__Task__
Restate each line word for word. Leave out every picture.

__Data segment__
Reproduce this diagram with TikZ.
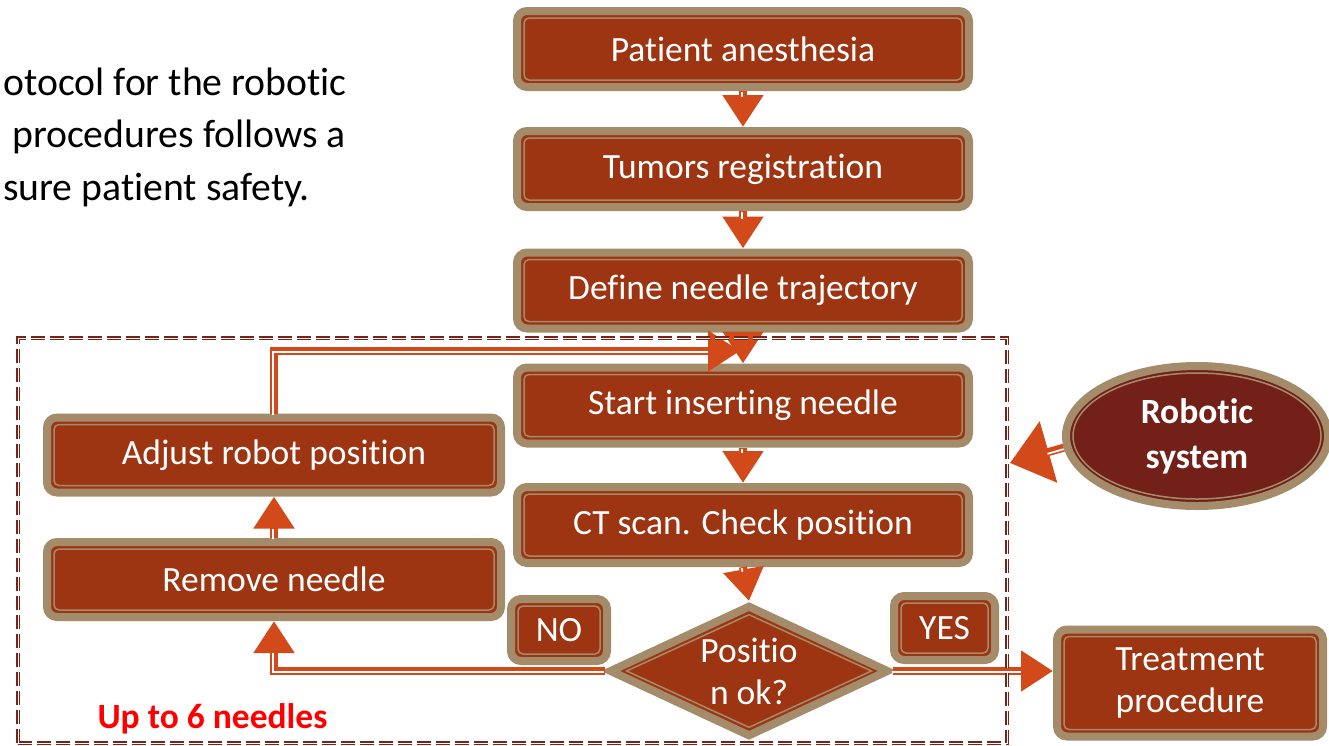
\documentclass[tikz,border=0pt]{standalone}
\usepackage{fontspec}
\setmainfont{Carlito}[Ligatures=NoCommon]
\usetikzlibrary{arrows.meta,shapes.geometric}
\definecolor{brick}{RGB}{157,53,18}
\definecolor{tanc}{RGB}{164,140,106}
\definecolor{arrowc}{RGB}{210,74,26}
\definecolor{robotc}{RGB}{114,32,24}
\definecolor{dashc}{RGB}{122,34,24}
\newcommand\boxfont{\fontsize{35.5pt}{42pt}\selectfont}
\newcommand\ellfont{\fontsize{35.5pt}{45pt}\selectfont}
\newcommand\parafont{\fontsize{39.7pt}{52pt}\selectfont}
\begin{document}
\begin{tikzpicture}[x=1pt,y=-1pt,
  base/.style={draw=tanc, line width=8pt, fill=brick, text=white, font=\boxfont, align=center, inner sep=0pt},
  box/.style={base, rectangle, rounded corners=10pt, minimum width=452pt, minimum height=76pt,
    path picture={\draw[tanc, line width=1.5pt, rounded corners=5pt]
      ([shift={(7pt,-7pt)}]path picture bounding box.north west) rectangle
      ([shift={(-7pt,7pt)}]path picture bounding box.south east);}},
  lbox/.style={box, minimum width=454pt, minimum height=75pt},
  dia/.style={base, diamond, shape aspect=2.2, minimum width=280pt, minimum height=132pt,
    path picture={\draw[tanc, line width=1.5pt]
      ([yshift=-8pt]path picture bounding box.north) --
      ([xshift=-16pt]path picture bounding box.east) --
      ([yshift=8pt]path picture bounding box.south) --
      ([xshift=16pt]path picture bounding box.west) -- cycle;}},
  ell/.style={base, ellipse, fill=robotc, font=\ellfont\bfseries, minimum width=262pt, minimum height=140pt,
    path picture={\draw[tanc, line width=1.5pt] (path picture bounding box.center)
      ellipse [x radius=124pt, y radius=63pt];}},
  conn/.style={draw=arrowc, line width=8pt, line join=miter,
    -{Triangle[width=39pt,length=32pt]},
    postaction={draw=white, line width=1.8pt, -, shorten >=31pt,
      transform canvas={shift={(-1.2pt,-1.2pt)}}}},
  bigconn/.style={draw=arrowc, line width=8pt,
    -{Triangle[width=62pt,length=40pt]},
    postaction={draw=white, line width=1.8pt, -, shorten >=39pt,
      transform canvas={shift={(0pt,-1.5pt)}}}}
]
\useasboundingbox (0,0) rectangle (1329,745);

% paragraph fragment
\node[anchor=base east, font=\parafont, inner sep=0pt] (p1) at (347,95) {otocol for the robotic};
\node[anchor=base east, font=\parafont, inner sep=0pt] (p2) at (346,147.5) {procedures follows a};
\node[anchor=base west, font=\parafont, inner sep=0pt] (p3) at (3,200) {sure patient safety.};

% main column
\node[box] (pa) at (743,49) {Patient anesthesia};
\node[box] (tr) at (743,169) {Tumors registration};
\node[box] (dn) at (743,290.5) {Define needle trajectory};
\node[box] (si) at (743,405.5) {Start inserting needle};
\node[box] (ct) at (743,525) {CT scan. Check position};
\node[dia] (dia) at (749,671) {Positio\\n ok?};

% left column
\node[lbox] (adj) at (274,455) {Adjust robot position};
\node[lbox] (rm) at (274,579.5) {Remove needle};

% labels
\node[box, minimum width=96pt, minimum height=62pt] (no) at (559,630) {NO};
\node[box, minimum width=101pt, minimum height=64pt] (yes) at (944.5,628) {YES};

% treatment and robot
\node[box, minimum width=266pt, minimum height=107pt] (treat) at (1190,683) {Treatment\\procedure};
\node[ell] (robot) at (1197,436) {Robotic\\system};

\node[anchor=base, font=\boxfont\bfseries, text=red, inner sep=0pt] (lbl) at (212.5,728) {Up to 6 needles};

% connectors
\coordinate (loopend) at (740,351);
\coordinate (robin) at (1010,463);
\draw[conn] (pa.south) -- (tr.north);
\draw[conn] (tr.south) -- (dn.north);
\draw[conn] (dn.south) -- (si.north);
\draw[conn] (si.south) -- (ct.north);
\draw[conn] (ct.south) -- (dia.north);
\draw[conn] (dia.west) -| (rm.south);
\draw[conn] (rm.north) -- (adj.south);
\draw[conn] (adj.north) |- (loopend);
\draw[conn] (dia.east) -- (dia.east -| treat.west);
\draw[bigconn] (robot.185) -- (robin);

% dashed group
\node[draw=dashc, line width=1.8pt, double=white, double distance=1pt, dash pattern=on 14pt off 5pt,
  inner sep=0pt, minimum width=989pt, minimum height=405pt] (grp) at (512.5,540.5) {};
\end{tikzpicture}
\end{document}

__Output of the exercise__
Reproduce this diagram with TikZ.
\documentclass[tikz,border=0pt]{standalone}
\usepackage{fontspec}
\setmainfont{Carlito}[Ligatures=NoCommon]
\usetikzlibrary{arrows.meta,shapes.geometric}
\definecolor{brick}{RGB}{157,53,18}
\definecolor{tanc}{RGB}{164,140,106}
\definecolor{arrowc}{RGB}{210,74,26}
\definecolor{robotc}{RGB}{114,32,24}
\definecolor{dashc}{RGB}{122,34,24}
\newcommand\boxfont{\fontsize{35.5pt}{42pt}\selectfont}
\newcommand\ellfont{\fontsize{35.5pt}{45pt}\selectfont}
\newcommand\parafont{\fontsize{39.7pt}{52pt}\selectfont}
\begin{document}
\begin{tikzpicture}[x=1pt,y=-1pt,
  base/.style={draw=tanc, line width=8pt, fill=brick, text=white, font=\boxfont, align=center, inner sep=0pt},
  box/.style={base, rectangle, rounded corners=10pt, minimum width=452pt, minimum height=76pt,
    path picture={\draw[tanc, line width=1.5pt, rounded corners=5pt]
      ([shift={(7pt,-7pt)}]path picture bounding box.north west) rectangle
      ([shift={(-7pt,7pt)}]path picture bounding box.south east);}},
  lbox/.style={box, minimum width=454pt, minimum height=75pt},
  dia/.style={base, diamond, shape aspect=2.2, minimum width=280pt, minimum height=132pt,
    path picture={\draw[tanc, line width=1.5pt]
      ([yshift=-8pt]path picture bounding box.north) --
      ([xshift=-16pt]path picture bounding box.east) --
      ([yshift=8pt]path picture bounding box.south) --
      ([xshift=16pt]path picture bounding box.west) -- cycle;}},
  ell/.style={base, ellipse, fill=robotc, font=\ellfont\bfseries, minimum width=262pt, minimum height=140pt,
    path picture={\draw[tanc, line width=1.5pt] (path picture bounding box.center)
      ellipse [x radius=124pt, y radius=63pt];}},
  conn/.style={draw=arrowc, line width=8pt, line join=miter,
    -{Triangle[width=39pt,length=32pt]},
    postaction={draw=white, line width=1.8pt, -, shorten >=31pt,
      transform canvas={shift={(-1.2pt,-1.2pt)}}}},
  bigconn/.style={draw=arrowc, line width=8pt,
    -{Triangle[width=62pt,length=40pt]},
    postaction={draw=white, line width=1.8pt, -, shorten >=39pt,
      transform canvas={shift={(0pt,-1.5pt)}}}}
]
\useasboundingbox (0,0) rectangle (1329,745);

% paragraph fragment
\node[anchor=base east, font=\parafont, inner sep=0pt] (p1) at (347,95) {otocol for the robotic};
\node[anchor=base east, font=\parafont, inner sep=0pt] (p2) at (346,147.5) {procedures follows a};
\node[anchor=base west, font=\parafont, inner sep=0pt] (p3) at (3,200) {sure patient safety.};

% main column
\node[box] (pa) at (743,49) {Patient anesthesia};
\node[box] (tr) at (743,169) {Tumors registration};
\node[box] (dn) at (743,290.5) {Define needle trajectory};
\node[box] (si) at (743,405.5) {Start inserting needle};
\node[box] (ct) at (743,525) {CT scan. Check position};
\node[dia] (dia) at (749,671) {Positio\\n ok?};

% left column
\node[lbox] (adj) at (274,455) {Adjust robot position};
\node[lbox] (rm) at (274,579.5) {Remove needle};

% labels
\node[box, minimum width=96pt, minimum height=62pt] (no) at (559,630) {NO};
\node[box, minimum width=101pt, minimum height=64pt] (yes) at (944.5,628) {YES};

% treatment and robot
\node[box, minimum width=266pt, minimum height=107pt] (treat) at (1190,683) {Treatment\\procedure};
\node[ell] (robot) at (1197,436) {Robotic\\system};

\node[anchor=base, font=\boxfont\bfseries, text=red, inner sep=0pt] (lbl) at (212.5,728) {Up to 6 needles};

% connectors
\coordinate (loopend) at (740,351);
\coordinate (robin) at (1010,463);
\draw[conn] (pa.south) -- (tr.north);
\draw[conn] (tr.south) -- (dn.north);
\draw[conn] (dn.south) -- (si.north);
\draw[conn] (si.south) -- (ct.north);
\draw[conn] (ct.south) -- (dia.north);
\draw[conn] (dia.west) -| (rm.south);
\draw[conn] (rm.north) -- (adj.south);
\draw[conn] (adj.north) |- (loopend);
\draw[conn] (dia.east) -- (dia.east -| treat.west);
\draw[bigconn] (robot.185) -- (robin);

% dashed group
\node[draw=dashc, line width=1.8pt, double=white, double distance=1pt, dash pattern=on 14pt off 5pt,
  inner sep=0pt, minimum width=989pt, minimum height=405pt] (grp) at (512.5,540.5) {};
\end{tikzpicture}
\end{document}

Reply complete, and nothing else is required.